• _EXCERPTED RECORDS_
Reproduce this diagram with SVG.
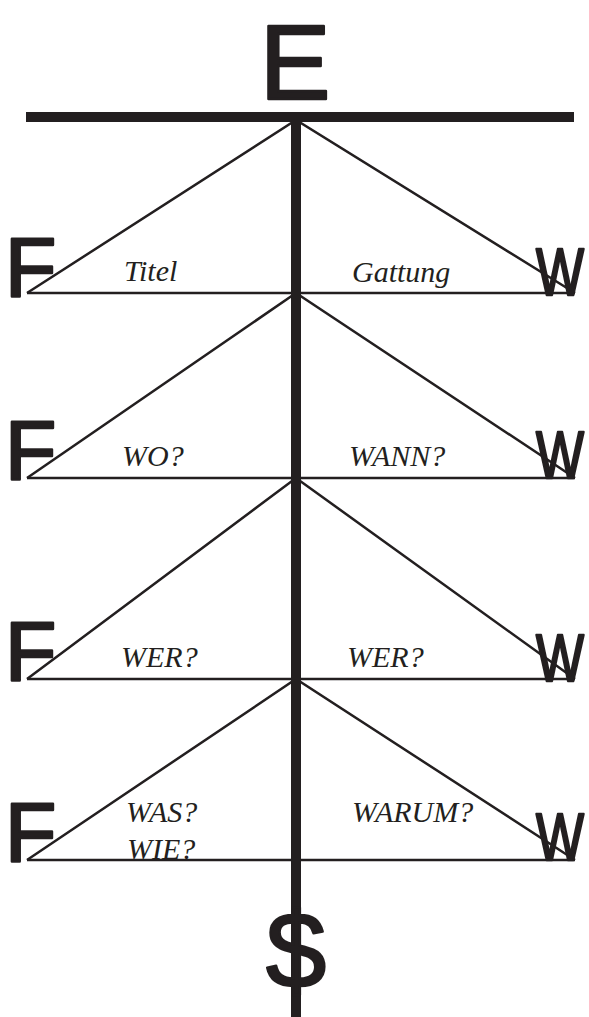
...
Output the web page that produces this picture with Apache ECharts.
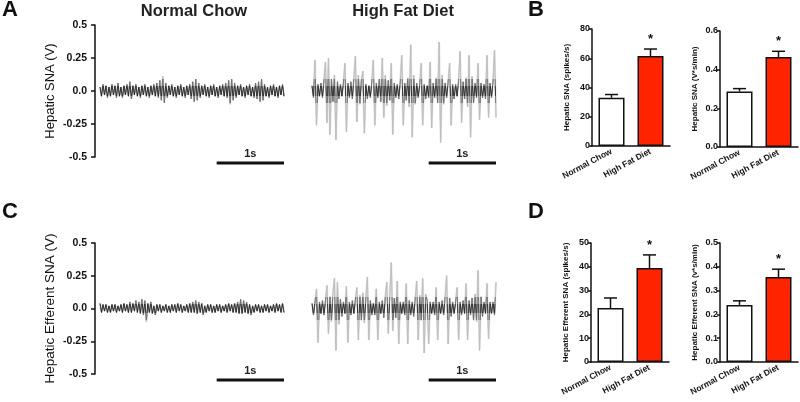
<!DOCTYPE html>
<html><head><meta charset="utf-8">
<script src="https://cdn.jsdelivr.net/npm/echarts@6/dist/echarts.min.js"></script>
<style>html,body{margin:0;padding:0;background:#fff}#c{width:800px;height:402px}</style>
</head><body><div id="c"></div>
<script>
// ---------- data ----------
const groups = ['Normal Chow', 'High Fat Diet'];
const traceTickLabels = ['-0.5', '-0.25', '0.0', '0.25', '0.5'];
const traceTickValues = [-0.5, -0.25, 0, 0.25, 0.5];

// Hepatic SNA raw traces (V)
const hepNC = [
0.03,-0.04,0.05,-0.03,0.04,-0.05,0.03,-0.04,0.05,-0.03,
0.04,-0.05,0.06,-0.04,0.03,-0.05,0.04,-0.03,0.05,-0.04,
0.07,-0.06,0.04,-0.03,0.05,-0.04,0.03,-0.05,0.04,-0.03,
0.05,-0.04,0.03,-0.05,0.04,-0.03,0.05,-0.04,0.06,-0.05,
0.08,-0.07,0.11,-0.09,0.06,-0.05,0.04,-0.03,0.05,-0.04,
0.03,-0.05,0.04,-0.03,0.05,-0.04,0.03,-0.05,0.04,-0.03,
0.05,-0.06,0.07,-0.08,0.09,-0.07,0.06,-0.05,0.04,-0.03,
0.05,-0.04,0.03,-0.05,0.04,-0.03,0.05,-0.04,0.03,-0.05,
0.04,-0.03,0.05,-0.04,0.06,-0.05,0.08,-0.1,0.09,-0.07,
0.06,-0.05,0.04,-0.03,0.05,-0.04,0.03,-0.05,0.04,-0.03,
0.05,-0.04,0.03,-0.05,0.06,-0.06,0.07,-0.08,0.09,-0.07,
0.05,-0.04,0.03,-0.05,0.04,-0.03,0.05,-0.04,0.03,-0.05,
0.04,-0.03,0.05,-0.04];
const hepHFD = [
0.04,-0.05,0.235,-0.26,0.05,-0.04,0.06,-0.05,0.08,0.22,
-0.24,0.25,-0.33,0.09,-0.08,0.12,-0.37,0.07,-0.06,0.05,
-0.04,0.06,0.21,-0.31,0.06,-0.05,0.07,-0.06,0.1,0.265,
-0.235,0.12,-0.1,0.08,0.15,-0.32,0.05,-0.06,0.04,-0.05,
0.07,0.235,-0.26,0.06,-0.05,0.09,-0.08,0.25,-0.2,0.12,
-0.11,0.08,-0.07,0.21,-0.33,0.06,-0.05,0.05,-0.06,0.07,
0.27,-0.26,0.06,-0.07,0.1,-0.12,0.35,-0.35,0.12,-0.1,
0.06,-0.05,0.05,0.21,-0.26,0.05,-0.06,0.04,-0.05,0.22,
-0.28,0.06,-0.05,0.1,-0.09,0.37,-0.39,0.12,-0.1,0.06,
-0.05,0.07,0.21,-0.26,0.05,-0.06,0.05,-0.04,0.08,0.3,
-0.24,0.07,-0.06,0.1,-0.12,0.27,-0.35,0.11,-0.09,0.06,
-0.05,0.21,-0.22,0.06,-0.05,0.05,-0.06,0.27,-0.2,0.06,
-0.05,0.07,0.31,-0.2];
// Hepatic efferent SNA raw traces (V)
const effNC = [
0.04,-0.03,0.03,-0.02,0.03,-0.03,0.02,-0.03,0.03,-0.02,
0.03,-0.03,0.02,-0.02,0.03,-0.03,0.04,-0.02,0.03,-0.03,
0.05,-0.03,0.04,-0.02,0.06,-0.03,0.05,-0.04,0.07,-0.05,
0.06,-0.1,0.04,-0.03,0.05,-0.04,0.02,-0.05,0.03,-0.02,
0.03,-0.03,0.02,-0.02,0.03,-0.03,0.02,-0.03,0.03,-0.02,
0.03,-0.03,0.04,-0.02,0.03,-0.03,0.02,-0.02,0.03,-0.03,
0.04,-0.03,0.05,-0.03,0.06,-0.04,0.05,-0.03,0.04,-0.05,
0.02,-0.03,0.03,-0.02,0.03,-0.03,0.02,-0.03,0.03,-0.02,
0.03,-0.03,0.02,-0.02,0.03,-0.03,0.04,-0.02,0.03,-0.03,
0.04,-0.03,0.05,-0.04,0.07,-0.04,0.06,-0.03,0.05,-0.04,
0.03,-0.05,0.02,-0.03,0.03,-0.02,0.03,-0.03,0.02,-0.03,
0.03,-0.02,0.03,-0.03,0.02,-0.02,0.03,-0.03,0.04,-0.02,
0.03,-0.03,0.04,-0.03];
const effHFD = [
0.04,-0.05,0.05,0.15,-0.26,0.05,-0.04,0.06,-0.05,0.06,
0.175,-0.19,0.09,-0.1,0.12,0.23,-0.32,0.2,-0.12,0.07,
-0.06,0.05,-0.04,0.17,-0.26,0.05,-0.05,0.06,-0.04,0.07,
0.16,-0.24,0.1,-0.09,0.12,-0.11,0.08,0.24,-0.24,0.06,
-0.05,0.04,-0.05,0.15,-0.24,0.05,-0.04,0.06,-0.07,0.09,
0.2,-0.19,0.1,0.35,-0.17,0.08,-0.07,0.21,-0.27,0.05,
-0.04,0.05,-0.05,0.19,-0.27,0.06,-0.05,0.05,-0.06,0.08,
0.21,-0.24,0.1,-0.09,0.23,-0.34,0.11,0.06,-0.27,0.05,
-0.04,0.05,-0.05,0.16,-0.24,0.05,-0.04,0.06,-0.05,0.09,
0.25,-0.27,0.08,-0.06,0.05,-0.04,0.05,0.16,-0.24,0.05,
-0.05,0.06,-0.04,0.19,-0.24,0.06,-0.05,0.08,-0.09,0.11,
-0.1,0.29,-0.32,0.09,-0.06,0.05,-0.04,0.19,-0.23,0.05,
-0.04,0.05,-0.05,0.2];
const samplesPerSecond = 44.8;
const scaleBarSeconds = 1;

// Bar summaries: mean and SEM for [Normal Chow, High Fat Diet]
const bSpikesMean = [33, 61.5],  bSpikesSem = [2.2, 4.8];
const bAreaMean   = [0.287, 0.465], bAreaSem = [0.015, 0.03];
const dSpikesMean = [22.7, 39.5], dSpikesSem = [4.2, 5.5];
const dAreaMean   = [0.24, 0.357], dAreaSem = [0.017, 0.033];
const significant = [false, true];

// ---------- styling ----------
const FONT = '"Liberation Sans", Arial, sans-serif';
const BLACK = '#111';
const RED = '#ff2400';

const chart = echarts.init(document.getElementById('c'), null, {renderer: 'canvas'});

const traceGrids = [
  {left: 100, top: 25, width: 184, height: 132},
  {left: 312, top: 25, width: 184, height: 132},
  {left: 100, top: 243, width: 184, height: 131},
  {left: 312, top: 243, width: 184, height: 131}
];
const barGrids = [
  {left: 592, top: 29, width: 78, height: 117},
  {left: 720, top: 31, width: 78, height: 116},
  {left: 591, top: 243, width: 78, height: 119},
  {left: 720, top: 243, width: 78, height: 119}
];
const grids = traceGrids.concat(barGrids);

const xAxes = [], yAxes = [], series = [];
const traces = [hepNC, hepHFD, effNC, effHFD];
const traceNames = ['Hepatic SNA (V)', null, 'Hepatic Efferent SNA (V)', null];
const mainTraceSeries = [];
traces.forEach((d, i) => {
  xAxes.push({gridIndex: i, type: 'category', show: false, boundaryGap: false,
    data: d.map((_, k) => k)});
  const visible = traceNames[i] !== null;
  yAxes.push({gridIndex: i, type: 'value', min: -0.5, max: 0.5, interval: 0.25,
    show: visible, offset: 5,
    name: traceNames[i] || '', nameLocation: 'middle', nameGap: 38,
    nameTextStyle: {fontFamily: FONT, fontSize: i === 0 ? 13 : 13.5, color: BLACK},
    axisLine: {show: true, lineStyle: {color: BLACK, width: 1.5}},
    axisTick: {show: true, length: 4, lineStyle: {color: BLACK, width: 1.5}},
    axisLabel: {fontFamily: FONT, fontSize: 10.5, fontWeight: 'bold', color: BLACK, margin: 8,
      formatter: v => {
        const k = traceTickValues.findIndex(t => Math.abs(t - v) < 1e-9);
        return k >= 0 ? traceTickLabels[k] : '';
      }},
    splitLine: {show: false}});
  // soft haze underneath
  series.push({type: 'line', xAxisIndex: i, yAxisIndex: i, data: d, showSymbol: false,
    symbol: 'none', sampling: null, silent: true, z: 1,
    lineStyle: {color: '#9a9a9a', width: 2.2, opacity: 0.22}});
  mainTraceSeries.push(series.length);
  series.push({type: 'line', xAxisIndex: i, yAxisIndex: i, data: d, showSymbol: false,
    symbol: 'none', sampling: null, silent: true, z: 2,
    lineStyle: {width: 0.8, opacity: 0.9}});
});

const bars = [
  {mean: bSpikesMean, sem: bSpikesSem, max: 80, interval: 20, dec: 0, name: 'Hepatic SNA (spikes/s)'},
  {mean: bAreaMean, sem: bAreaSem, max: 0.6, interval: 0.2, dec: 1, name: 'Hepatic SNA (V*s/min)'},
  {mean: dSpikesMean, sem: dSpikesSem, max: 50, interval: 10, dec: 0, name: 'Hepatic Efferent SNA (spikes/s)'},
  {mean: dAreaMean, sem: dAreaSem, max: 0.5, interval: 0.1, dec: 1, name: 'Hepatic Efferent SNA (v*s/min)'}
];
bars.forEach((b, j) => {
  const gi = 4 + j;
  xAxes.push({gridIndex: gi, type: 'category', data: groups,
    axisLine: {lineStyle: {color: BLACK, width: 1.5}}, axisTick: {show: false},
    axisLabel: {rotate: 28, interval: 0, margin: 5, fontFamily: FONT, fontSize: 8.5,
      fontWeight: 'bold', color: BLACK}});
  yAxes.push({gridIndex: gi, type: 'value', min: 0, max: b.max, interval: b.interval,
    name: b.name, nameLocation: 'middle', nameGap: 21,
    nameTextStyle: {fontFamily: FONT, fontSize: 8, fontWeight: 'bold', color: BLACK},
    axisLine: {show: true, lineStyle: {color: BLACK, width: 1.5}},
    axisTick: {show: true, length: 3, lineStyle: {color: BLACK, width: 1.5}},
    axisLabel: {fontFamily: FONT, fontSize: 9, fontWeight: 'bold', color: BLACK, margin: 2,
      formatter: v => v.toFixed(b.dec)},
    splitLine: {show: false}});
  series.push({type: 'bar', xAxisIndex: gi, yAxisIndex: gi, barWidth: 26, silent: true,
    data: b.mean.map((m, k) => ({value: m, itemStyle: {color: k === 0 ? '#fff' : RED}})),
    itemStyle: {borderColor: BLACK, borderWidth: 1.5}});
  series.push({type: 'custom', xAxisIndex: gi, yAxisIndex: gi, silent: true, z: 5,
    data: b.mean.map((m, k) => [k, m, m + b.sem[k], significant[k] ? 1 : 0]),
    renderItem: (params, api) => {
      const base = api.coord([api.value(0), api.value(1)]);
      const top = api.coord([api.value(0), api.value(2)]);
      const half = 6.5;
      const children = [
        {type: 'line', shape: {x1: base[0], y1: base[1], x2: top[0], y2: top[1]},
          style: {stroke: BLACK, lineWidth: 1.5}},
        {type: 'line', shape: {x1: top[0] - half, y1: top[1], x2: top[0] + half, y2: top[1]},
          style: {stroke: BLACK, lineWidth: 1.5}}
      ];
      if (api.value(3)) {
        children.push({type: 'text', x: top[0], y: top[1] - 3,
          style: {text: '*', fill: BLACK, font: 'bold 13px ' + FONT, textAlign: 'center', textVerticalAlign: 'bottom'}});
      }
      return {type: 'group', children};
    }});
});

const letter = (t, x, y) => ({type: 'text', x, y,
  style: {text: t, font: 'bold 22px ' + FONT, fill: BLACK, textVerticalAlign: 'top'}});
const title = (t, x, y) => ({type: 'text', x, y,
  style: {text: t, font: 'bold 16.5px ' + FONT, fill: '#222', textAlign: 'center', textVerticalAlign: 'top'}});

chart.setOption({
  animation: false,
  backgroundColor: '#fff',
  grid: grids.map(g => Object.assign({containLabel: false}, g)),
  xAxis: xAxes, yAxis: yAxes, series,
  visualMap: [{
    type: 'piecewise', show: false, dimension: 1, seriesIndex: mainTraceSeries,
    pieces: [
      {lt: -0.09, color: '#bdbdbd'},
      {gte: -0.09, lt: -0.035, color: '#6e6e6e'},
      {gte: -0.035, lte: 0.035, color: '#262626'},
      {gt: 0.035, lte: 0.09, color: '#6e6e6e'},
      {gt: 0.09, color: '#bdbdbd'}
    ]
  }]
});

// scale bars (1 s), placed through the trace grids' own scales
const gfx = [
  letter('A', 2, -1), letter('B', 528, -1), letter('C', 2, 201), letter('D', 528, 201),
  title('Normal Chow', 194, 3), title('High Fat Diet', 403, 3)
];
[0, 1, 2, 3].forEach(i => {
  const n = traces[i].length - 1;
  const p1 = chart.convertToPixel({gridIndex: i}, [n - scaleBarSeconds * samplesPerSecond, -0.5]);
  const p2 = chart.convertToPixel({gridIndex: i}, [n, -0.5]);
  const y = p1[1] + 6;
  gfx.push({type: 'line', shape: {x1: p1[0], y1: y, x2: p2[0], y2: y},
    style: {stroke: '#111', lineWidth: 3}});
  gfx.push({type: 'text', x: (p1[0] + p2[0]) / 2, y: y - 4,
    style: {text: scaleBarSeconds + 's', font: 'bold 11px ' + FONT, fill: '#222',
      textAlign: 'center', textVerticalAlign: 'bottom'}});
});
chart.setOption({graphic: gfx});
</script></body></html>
---
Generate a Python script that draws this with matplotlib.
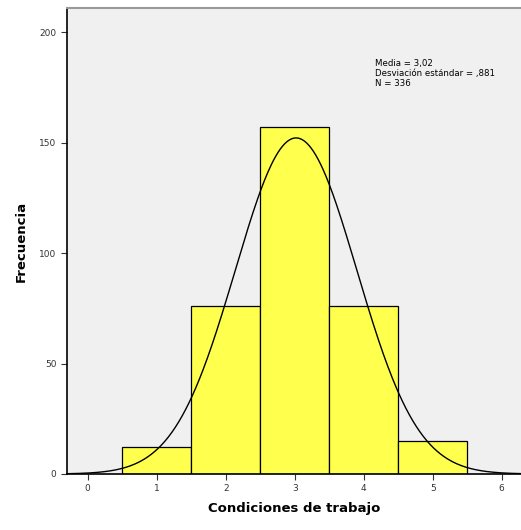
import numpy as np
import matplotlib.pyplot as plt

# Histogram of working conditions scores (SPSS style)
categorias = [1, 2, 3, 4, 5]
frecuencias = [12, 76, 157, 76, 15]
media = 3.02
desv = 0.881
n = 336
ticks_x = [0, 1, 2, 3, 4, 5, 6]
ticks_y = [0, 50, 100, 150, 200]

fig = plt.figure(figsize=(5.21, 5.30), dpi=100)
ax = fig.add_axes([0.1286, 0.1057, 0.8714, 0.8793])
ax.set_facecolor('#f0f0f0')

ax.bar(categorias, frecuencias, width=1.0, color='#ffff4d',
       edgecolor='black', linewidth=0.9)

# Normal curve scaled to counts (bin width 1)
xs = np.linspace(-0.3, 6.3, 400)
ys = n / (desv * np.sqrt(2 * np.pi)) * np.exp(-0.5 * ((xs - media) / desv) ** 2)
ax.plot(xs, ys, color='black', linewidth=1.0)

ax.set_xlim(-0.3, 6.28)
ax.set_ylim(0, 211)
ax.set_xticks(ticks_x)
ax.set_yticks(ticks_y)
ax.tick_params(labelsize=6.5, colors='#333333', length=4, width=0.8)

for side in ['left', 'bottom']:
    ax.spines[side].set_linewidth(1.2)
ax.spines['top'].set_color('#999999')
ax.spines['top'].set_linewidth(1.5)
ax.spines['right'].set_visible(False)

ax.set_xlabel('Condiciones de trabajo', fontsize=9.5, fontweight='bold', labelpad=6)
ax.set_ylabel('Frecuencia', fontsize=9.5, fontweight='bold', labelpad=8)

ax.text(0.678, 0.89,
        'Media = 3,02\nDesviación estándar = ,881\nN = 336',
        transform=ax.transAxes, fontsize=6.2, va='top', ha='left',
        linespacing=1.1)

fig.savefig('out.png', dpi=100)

• _EXERCISE AIM_
In the listing above, find the line containing "Output the web" and the line containing "const traceTickValues = [-0.5, -0.25, 0, 0.25, 0.5];". Print those two lines and every line between them exactly, with no pictures.

• _RESPONSE_
Output the web page that produces this picture with Apache ECharts.
<!DOCTYPE html>
<html><head><meta charset="utf-8">
<script src="https://cdn.jsdelivr.net/npm/echarts@6/dist/echarts.min.js"></script>
<style>html,body{margin:0;padding:0;background:#fff}#c{width:800px;height:402px}</style>
</head><body><div id="c"></div>
<script>
// ---------- data ----------
const groups = ['Normal Chow', 'High Fat Diet'];
const traceTickLabels = ['-0.5', '-0.25', '0.0', '0.25', '0.5'];
const traceTickValues = [-0.5, -0.25, 0, 0.25, 0.5];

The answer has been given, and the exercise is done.